A quarant’anni dal sisma il nuovo direttore della Reggia di Caserta, Tiziana Maffei, mette in mostra interamente, per la prima volta, l’intero ciclo all’interno del percorso degli appartamenti reali, cominciando dalle prime ventuno opere. Mai i lavori di Terrae Motus avevano dialogato con la Reggia e con Caserta Napoli l’Irpinia – l’esterno – come adesso. Inserite a due passi dalla camera da letto della Regina, come le ombre di Christian Boltanski; o vicino al Presepe reale, come West Go Ho (Glut) di Robert Rauschenberg; o il Fate Presto di Andy Warhol, che chiude il percorso. Ad aprirlo, invece, nella sala degli Alabardieri, la prima che s’incontra negli appartamenti reali, il “terremoto in palazzo” di Joseph Beuys. Un’opera che sembra fatta apposta per il Palazzo reale casertano. Come molte altre, che adesso, viste esposte in maniera compiuta, sembrano essere state pensate proprio per l’esposizione nella Reggia.
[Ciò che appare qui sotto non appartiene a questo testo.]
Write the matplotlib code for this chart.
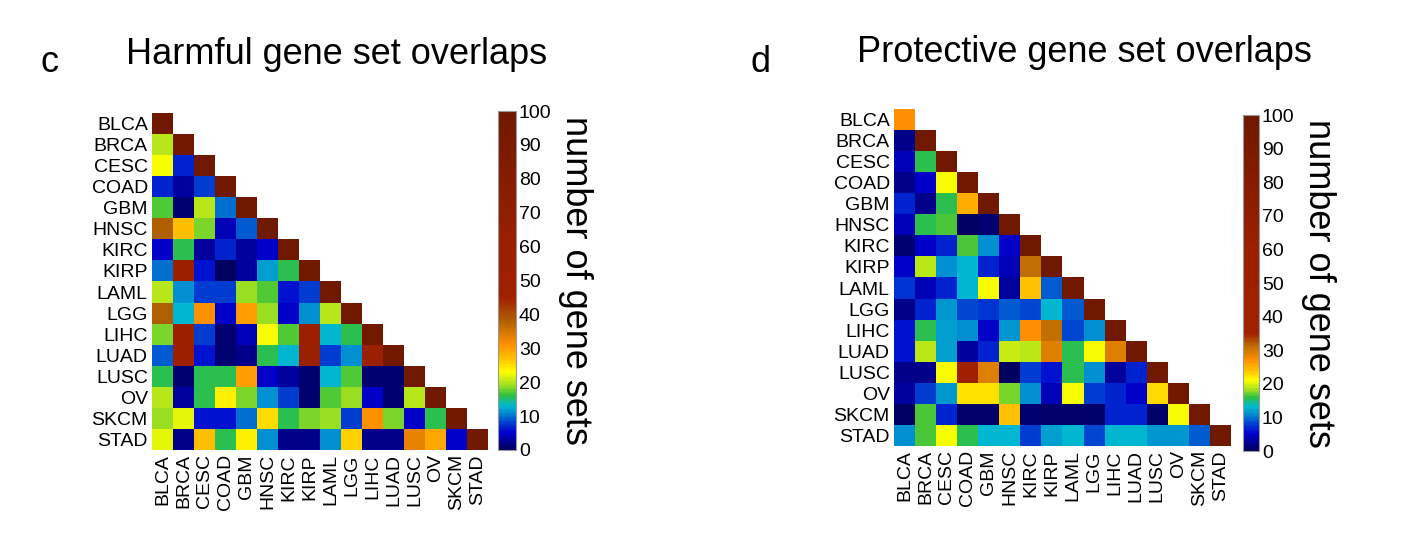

«Ventuno delle settantadue opere, tra le quali alcune tra le più iconiche della collezione, riaprono il dialogo con gli ambienti reali, sperimentando la relazione diretta con le stanze del quarto del Re, nell’ala dell’Ottocento; e con il quarto dei Principi ereditari, nell’ala del Settecento. Parallelamente al recupero di entrambe le ali, saranno esposte tutte – spiega Tiziana Maffei –. La volontà di Lucio Amelio di legare inscindibilmente la collezione al Complesso Vanvitelliano, diventa un’opportunità per sollecitare il pensiero critico del pubblico. Non a caso l’esperienza di visita si apre con Beuys che esorta ognuno di noi a possedere il “palazzo più prezioso del mondo nella sua testa, nel suo sentimento, nella sua volontà”. E si chiude con il Fate presto di Wahrol, appello a ciascuno, sempre attuale anche in questo tempo difficile, a contribuire al superamento di questa difficile fase mondiale. Oggi del coronavirus, allora degli aiuti per il terremoto in Irpinia». L’esperienza più emozionante, perciò, rimane quella di visitarla di persona, appena sarà possibile arrivare fino a Caserta, per scoprire i legami sempre nuovi che si creano e ricreano di continuo tra “Terrae Motus” e la Reggia. Come i Re uccisi al decadere della forza di Mimmo Paladino. Mai opera e titolo furono più adeguati a un Palazzo reale mai terminato per davvero.